TÜSİAD, açıklamasında Cumhuriyet değerlerine, bilimselliğe ve çağdaş eğitim normlarına uygunluk konusundaki eleştirilerin giderilmeden uygulanacak bir müfredatın, çocukların geleceğine ve kalkınma hedeflerine katkı sağlamayacağına dikkat çekti. Açıklamada şu ifadelere yer verildi:
"Cumhuriyet Değerlerine Uygunluk Konusundaki Eleştiriler Giderilmeli
Yeni öğretim programı (müfredat) ile ilgili olarak Talim Terbiye Kurulu'nca yürütülen iki haftalık değerlendirme sürecinin ardından dün yapılan açıklamada; üçte biri müfredatın ana yaklaşımını içeren ortak metne yönelik olmak üzere toplam 67 bini aşkın görüş ve öneri alındığı ifade edilmiştir.
Yapılan açıklamada 'öğretim programlarında bazı genel tashihler yapıldığı, görüş ve önerilerin şeffaflık, bilimsellik ve katılımcılık ilkelerinin gereği olarak değerlendirilerek öğretim programlarına yansıtıldığı, yeni müfredatın Kurul onayından geçtiği ve makam onayının ardından Bakanlığın internet sitesi üzerinden erişilebileceği' belirtilmiştir.
Askıda kaldığı süre boyunca Türkiye Yüzyılı Maarif Modeli’ne yönelik farklı eğitim paydaşlarınca kapsamlı görüş ve öneriler dile getirilmiştir. Geri bildirim süresi içinde, 10 Mayıs’ta TÜSİAD görüş belgesi de Milli Eğitim Bakanlığı’na iletilmiştir.

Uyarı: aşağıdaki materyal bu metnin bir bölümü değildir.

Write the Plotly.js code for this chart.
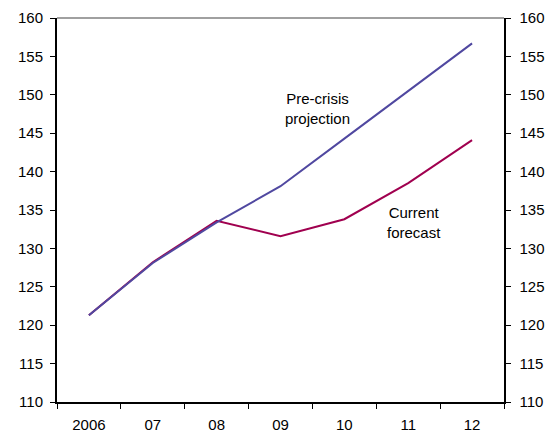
<!DOCTYPE html>
<html>
<head>
<meta charset="utf-8">
<script src="https://cdn.plot.ly/plotly-3.0.1.min.js"></script>
<style>html,body{margin:0;padding:0;background:#fff;}#chart{width:551px;height:435px;}</style>
</head>
<body>
<div id="chart"></div>
<script>
const years = ["2006", "07", "08", "09", "10", "11", "12"];
const preCrisis = [121.3, 128.1, 133.4, 138.1, 144.3, 150.5, 156.7];
const currentForecast = [121.3, 128.2, 133.6, 131.6, 133.8, 138.5, 144.1];
const yTicks = [110, 115, 120, 125, 130, 135, 140, 145, 150, 155, 160];

const font = {family: "Liberation Sans, Arial, sans-serif", size: 15, color: "#000"};

const traces = [
  {x: years, y: currentForecast, type: "scatter", mode: "lines", name: "Current forecast",
   line: {color: "#A0004F", width: 2}, hoverinfo: "skip"},
  {x: years, y: preCrisis, type: "scatter", mode: "lines", name: "Pre-crisis projection",
   line: {color: "#5048A0", width: 2}, hoverinfo: "skip"},
  {x: years, y: preCrisis, type: "scatter", mode: "lines", yaxis: "y2", opacity: 0,
   line: {width: 0}, hoverinfo: "skip", showlegend: false}
];

const layout = {
  width: 551, height: 435,
  margin: {l: 57, r: 47, t: 18, b: 33},
  paper_bgcolor: "#fff", plot_bgcolor: "#fff",
  showlegend: false,
  font: font,
  xaxis: {
    type: "category", categoryorder: "array", categoryarray: years,
    range: [-0.5, 6.5],
    tickson: "boundaries", ticks: "outside", ticklen: 5, tickcolor: "#000", tickwidth: 1,
    showline: true, linecolor: "#000", linewidth: 2,
    showgrid: false, zeroline: false, tickfont: font, ticklabelstandoff: 8
  },
  yaxis: {
    range: [110, 160], tickvals: yTicks, ticktext: yTicks.map(String),
    ticks: "outside", ticklen: 5, tickcolor: "#000",
    showline: true, linecolor: "#000", linewidth: 2,
    showgrid: false, zeroline: false, tickfont: font, ticklabelstandoff: 4
  },
  yaxis2: {
    overlaying: "y", side: "right", anchor: "x",
    range: [110, 160], tickvals: yTicks, ticktext: yTicks.map(String),
    ticks: "outside", ticklen: 5, tickcolor: "#000",
    showline: true, linecolor: "#000", linewidth: 1.5,
    showgrid: false, zeroline: false, tickfont: font, ticklabelstandoff: 6
  },
  shapes: [
    {type: "line", xref: "paper", yref: "paper", x0: 0, x1: 1, y0: 1, y1: 1,
     line: {color: "#808080", width: 1.5}}
  ],
  annotations: [
    {text: "Pre-crisis<br>projection", xref: "x", yref: "y", x: 3.58, y: 148.2,
     showarrow: false, font: font, align: "center"},
    {text: "Current<br>forecast", xref: "x", yref: "y", x: 5.09, y: 133.4,
     showarrow: false, font: font, align: "center"}
  ]
};

Plotly.newPlot("chart", traces, layout, {staticPlot: true, displayModeBar: false});
</script>
</body>
</html>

Bu görüş belgesinde, müfredatın askıya çıkarılan hali ile; temel felsefesi ve amaçları açısından akıl ve bilim üzerine inşa edilmiş Cumhuriyet değerlerine, hazırlık süreci açısından demokratik katılımcılık ilkesine, gerekçesi ve içeriği açısından çağdaş eğitim normlarına uygun bir yaklaşım içinde olmadığı ifade edilerek farklı başlıklar altında öneriler sunulmuştur.
Müfredata iletilen geri bildirimler eğitim paydaşlarının ve toplum kesimlerinin konuya verdiği önemin bir göstergesidir.
Yeni müfredat askıya çıktığında, özellikle ana yaklaşımını açıklayan ortak metin başta olmak üzere, içeriğine yönelik kapsamlı eleştiriler dile getirilmiştir. İki haftalık süre içinde bu yöndeki eleştirileri giderecek nitelikte bir değişiklik yapılıp yapılmadığı konusunda eğitim paydaşları ve kamuoyuna bilgi verilmelidir. Akıl ve bilim üzerine inşa edilmiş Cumhuriyet değerlerine, bilimselliğe ve çağdaş eğitim normlarına uygunluk konusundaki eleştiriler giderilmeden uygulamaya alınacak bir müfredat, çocuklarımızın geleceğine ve kalkınma hedeflerimize katkı sağlamayacaktır. Toplumsal ve ekonomik gelişmemiz için 'fikri hür, vicdanı hür, irfanı hür' nesiller yetiştirmeliyiz. Geleceğimizin teminatı çocuklarımızın ve gençlerimizin nasıl bir eğitim alacağına dair güven ortamı oluşturulması çok önemlidir."